**Given data**
-- Begin --

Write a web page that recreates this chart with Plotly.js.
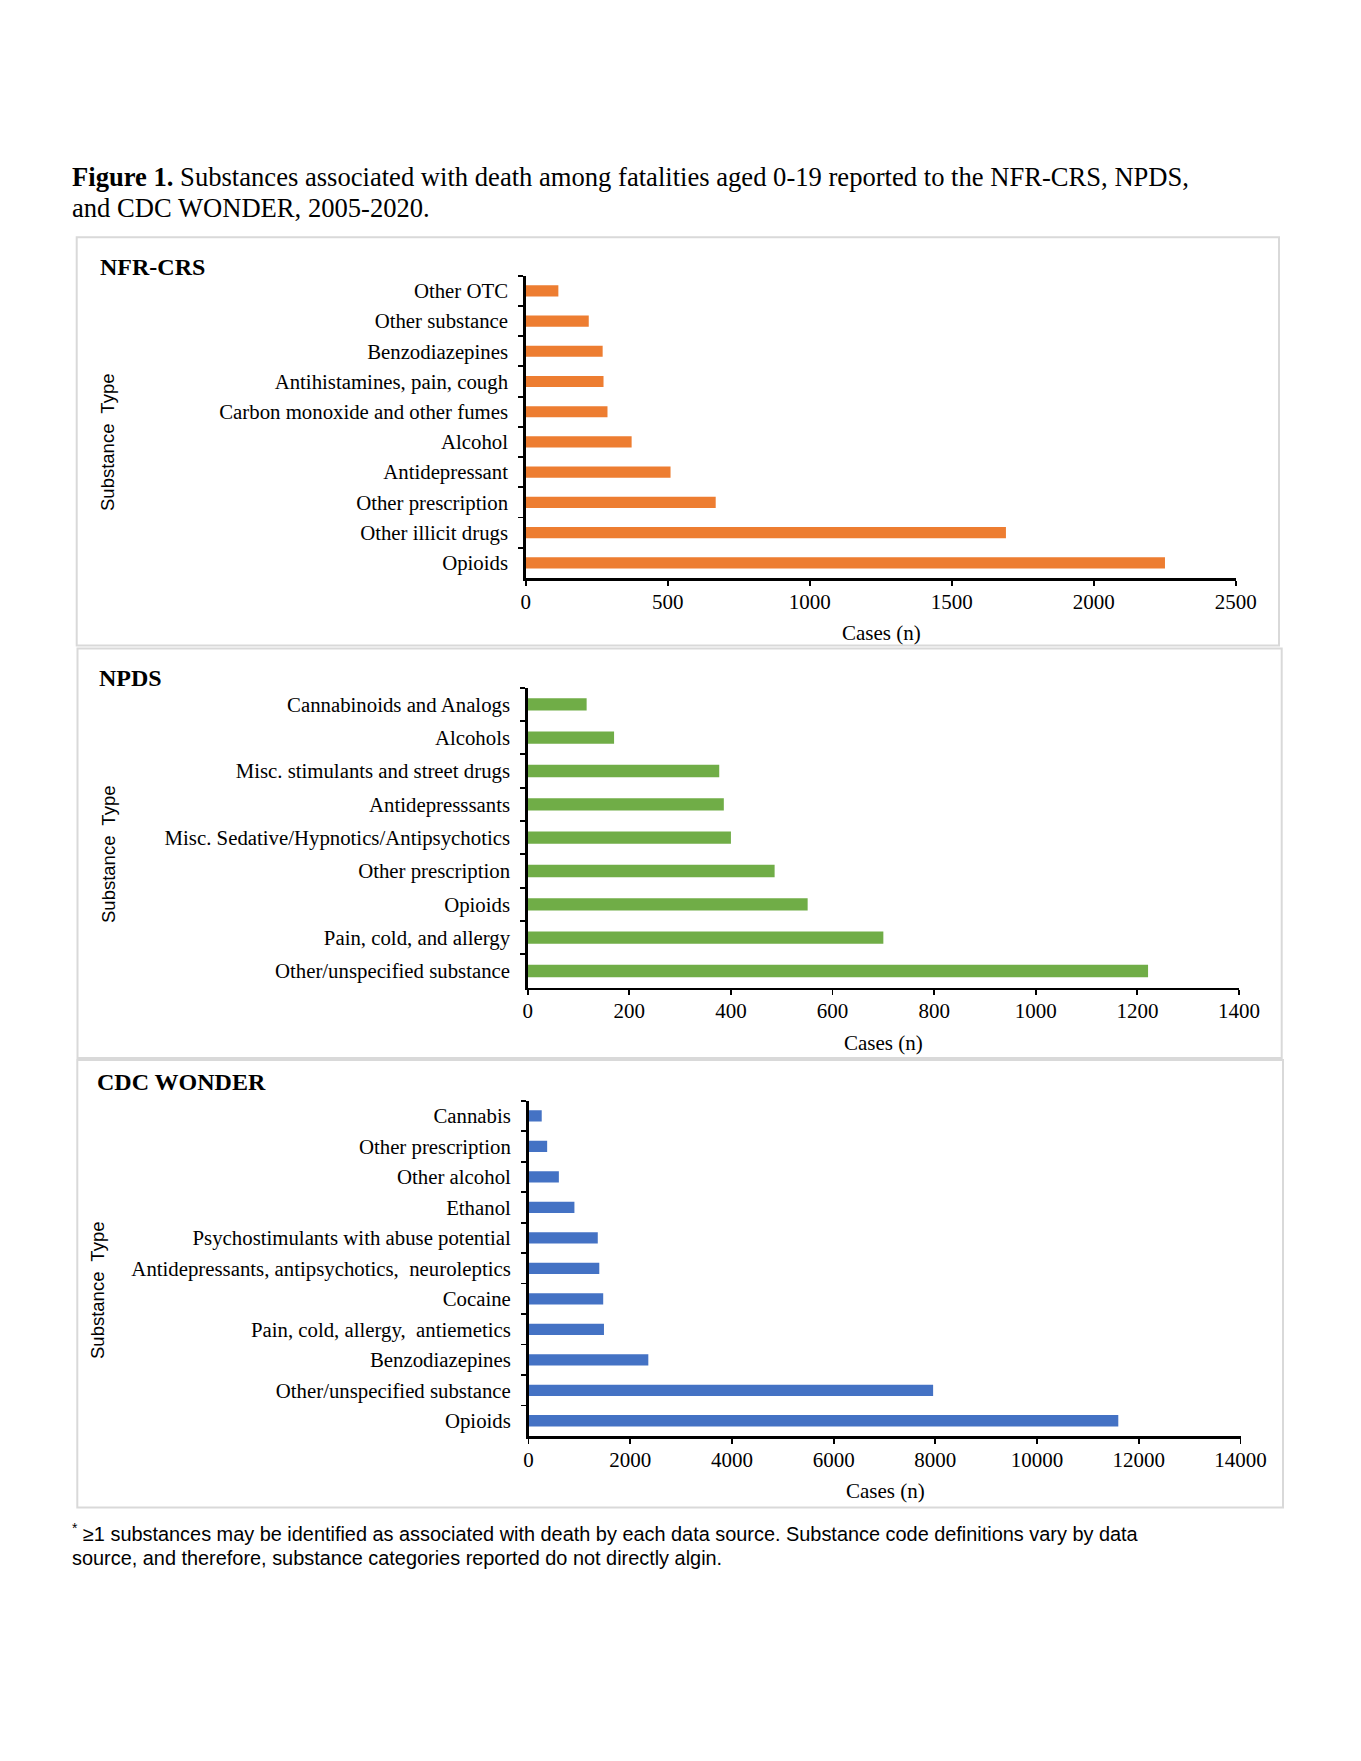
<!DOCTYPE html>
<html>
<head>
<meta charset="utf-8">
<script src="https://cdn.plot.ly/plotly-3.0.1.min.js"></script>
<style>
html,body{margin:0;padding:0;background:#fff;}
#chart{width:1361px;height:1761px;}
</style>
</head>
<body>
<div id="chart"></div>
<script>
// ---- Data ----
const nfrCategories = ["Other OTC","Other substance","Benzodiazepines","Antihistamines, pain, cough","Carbon monoxide and other fumes","Alcohol","Antidepressant","Other prescription","Other illicit drugs","Opioids"];
const nfrCases = [115,222,271,274,288,373,510,669,1691,2251];

const npdsCategories = ["Cannabinoids and Analogs","Alcohols","Misc. stimulants and street drugs","Antidepresssants","Misc. Sedative/Hypnotics/Antipsychotics","Other prescription","Opioids","Pain, cold, and allergy","Other/unspecified substance"];
const npdsCases = [116,170,377,386,400,486,551,700,1221];

const cdcCategories = ["Cannabis","Other prescription","Other alcohol","Ethanol","Psychostimulants with abuse potential","Antidepressants, antipsychotics,\u00a0 neuroleptics","Cocaine","Pain, cold, allergy,\u00a0 antiemetics","Benzodiazepines","Other/unspecified substance","Opioids"];
const cdcCases = [260,367,597,903,1362,1392,1469,1484,2356,7956,11597];

const panelTitles = ["NFR-CRS","NPDS","CDC WONDER"];
const xTitle = "Cases (n)";
const yTitle = "Substance\u00a0 Type";

// ---- Layout helpers ----
const W = 1361, H = 1761;
const px = x => x / W;
const py = y => 1 - y / H;
const serif = "Liberation Serif, Times New Roman, serif";
const sans = "Liberation Sans, Arial, sans-serif";

const traces = [
  {type:'bar', orientation:'h', x:nfrCases, y:nfrCategories, xaxis:'x', yaxis:'y', marker:{color:'#ED7D31'}, hoverinfo:'x+y'},
  {type:'bar', orientation:'h', x:npdsCases, y:npdsCategories, xaxis:'x2', yaxis:'y2', marker:{color:'#70AD47'}, hoverinfo:'x+y'},
  {type:'bar', orientation:'h', x:cdcCases, y:cdcCategories, xaxis:'x3', yaxis:'y3', marker:{color:'#4472C4'}, hoverinfo:'x+y'}
];

const panels = [
  {x0:525.7, x1:1235.7, y0:275.7, y1:578, max:2500, dtick:500, box:[76.7,237.3,1279,645.5], label:[98,267], ytitle:[108,443], xt:[881,633]},
  {x0:527.7, x1:1239, y0:687.7, y1:987.7, max:1400, dtick:200, box:[77.5,648.5,1281.7,1058], label:[97,678], ytitle:[108,855], xt:[883,1043]},
  {x0:528.5, x1:1240.5, y0:1100.7, y1:1436, max:14000, dtick:2000, box:[77.3,1060,1283,1507.5], label:[95,1082], ytitle:[97,1291], xt:[885,1491]}
];

const layout = {
  width: W, height: H,
  margin:{l:0,r:0,t:0,b:0},
  paper_bgcolor:'#ffffff', plot_bgcolor:'rgba(0,0,0,0)',
  showlegend:false,
  bargap:0.63,
  font:{family:serif, size:21, color:'#000'},
  shapes:[], annotations:[]
};

panels.forEach((p,i)=>{
  const s = i===0 ? '' : String(i+1);
  layout['xaxis'+s] = {
    domain:[px(p.x0), px(p.x1)],
    anchor:'y'+s,
    range:[0,p.max], dtick:p.dtick, tick0:0,
    tickformat:'d', exponentformat:'none',
    showgrid:false, zeroline:false,
    showline:true, linecolor:'#000', linewidth:2.5,
    ticks:'outside', ticklen:5, tickwidth:1.8, tickcolor:'#000',
    ticklabelstandoff:-2,
    tickfont:{family:serif, size:21, color:'#000'},
    fixedrange:true
  };
  layout['yaxis'+s] = {
    domain:[py(p.y1), py(p.y0)],
    anchor:'x'+s,
    type:'category',
    autorange:'reversed',
    showgrid:false, zeroline:false,
    showline:true, linecolor:'#000', linewidth:2.5,
    ticks:'outside', ticklen:5, tickwidth:1.8, tickcolor:'#000',
    tickson:'boundaries',
    ticklabelstandoff:11,
    tickfont:{family:serif, size:20.8, color:'#000'},
    fixedrange:true
  };
  layout.shapes.push({type:'rect', xref:'paper', yref:'paper',
    x0:px(p.box[0]), x1:px(p.box[2]), y0:py(p.box[1]), y1:py(p.box[3]),
    line:{color:'#d9d9d9', width:2}, fillcolor:'rgba(0,0,0,0)', layer:'below'});
  layout.annotations.push({xref:'paper', yref:'paper', x:px(p.label[0]), y:py(p.label[1]),
    xanchor:'left', yanchor:'middle', showarrow:false,
    text:'<b>'+panelTitles[i]+'</b>', font:{family:serif, size:24, color:'#000'}});
  layout.annotations.push({xref:'paper', yref:'paper', x:px(p.ytitle[0]), y:py(p.ytitle[1]),
    xanchor:'center', yanchor:'middle', showarrow:false, textangle:-90,
    text:yTitle, font:{family:sans, size:18.5, color:'#000'}});
  layout.annotations.push({xref:'paper', yref:'paper', x:px(p.xt[0]), y:py(p.xt[1]),
    xanchor:'center', yanchor:'middle', showarrow:false,
    text:xTitle, font:{family:serif, size:21, color:'#000'}});
});

// Figure title
layout.annotations.push({xref:'paper', yref:'paper', x:px(70), y:py(177), xanchor:'left', yanchor:'middle', showarrow:false,
  text:'<b>Figure 1.</b> Substances associated with death among fatalities aged 0-19 reported to the NFR-CRS, NPDS,',
  font:{family:serif, size:26.6, color:'#000'}});
layout.annotations.push({xref:'paper', yref:'paper', x:px(70), y:py(208), xanchor:'left', yanchor:'middle', showarrow:false,
  text:'and CDC WONDER, 2005-2020.',
  font:{family:serif, size:26.6, color:'#000'}});

// Footnote
layout.annotations.push({xref:'paper', yref:'paper', x:px(70), y:py(1532), xanchor:'left', yanchor:'middle', showarrow:false,
  text:'<sup>*</sup> ≥1 substances may be identified as associated with death by each data source. Substance code definitions vary by data',
  font:{family:sans, size:19.9, color:'#000'}});
layout.annotations.push({xref:'paper', yref:'paper', x:px(70), y:py(1558), xanchor:'left', yanchor:'middle', showarrow:false,
  text:'source, and therefore, substance categories reported do not directly algin.',
  font:{family:sans, size:19.9, color:'#000'}});

Plotly.newPlot('chart', traces, layout, {displayModeBar:false, staticPlot:true});
</script>
</body>
</html>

-- End --

**Exercise prompt**
List all lines where "chart" occurs.

**Written answer**
Write a web page that recreates this chart with Plotly.js.
#chart{width:1361px;height:1761px;}
<div id="chart"></div>
Plotly.newPlot('chart', traces, layout, {displayModeBar:false, staticPlot:true});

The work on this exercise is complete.